Saturday 11 August 2007

Day 2 - Brighton

Today, I'm ashamed to say, I've been a Tourist. You know, one of those strange creatures that visit museums, gape at everything, eat from food stalls, and generally see the world through the LCD of their camera. It's been fun.

We've seen the Big Thing in Brighton, the Royal Pavilion, with a free museum full of strange stuff from all over the world. Egyptian stuff too, obviously. It seems no museum is one if it doesn't have mummies. Just look at the Vatican Museum, holding on display corpses of heathen worshippers of idols. No mummies here though, but a few sarcophages there were.

Then we saw the Next Big Thing, the Brighton Pier. A kind of a very expensive small-scale theme park. Nice though.

At about 4pm Paula left me to my own devices, and the first thing I did was get inside a Tesco. And damn, every time I get into an English supermarket I'm happy as a child in a new world of wonders. After gaping at every colourful salad, ready-to-eat pineapple and decorated bun for a while, I discovered I can meet my daily needs of food intake for less than 2£ (yeee-hawww!).

After that, for reasons that elude rational explanation, I hopped on a bus and then on the first train to Lewes.

It's cute, Lewes, with a certain medieval sensation about it. Stone houses and crooked narrow rock-paved walks between them. And the Big Thing about it: the Castle. Or what's left of it, a tower and a gate for what I've seen.

Very well preserved, full of conmemorative plaques, and actually used as housing. I actually caught the inhabitants of one part of the ruins, a couple in their sixties, going to visit those of the other part, another sixtysome couple, their doors being 20 meters away. But they went through all the ceremony of courteous how-do-you-dos, how-nice-of-you-to-comes, big social smiles and gracious manners as if they had just landed from Auckland. Tic-tic-tic, ils sont fous, ces bretons.

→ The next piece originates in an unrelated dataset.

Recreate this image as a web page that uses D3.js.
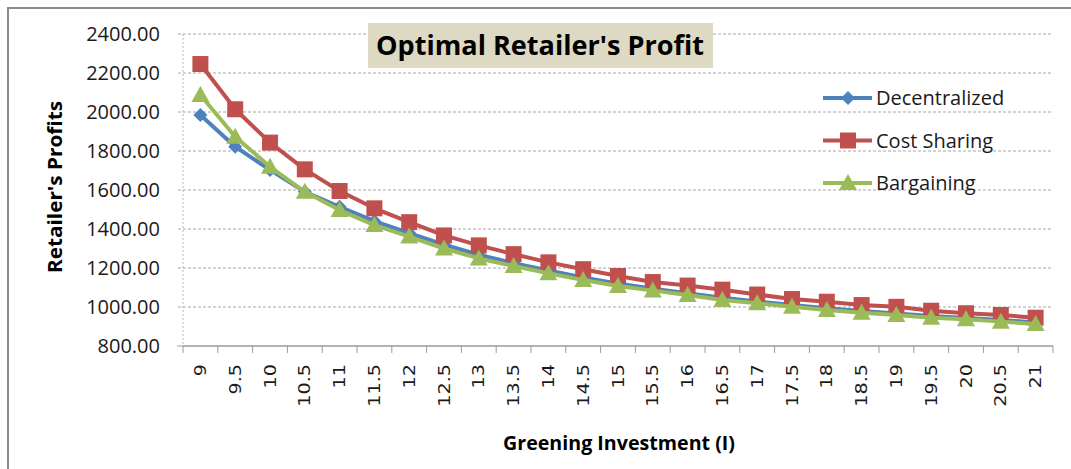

Back in Brighton I met Paula again and we went to carry out a thorough inquiry into what Brighton has to offer in the way of pubs. And it does have quite a lot of them, some very nice and not too horribly expensive. However, our joy was short-lived. It turned out every single pub closed at the unbelievably, mind-bogglingly stupid hour of 23:00, some of them earlier. WTF!!

So we had to gulp down our beers and make our way home walking in slight esses. And that's not only because the expensive day ticket doesn't work for night buses and they are expensive, they also aren't.

But we had fun and that's what matters, right?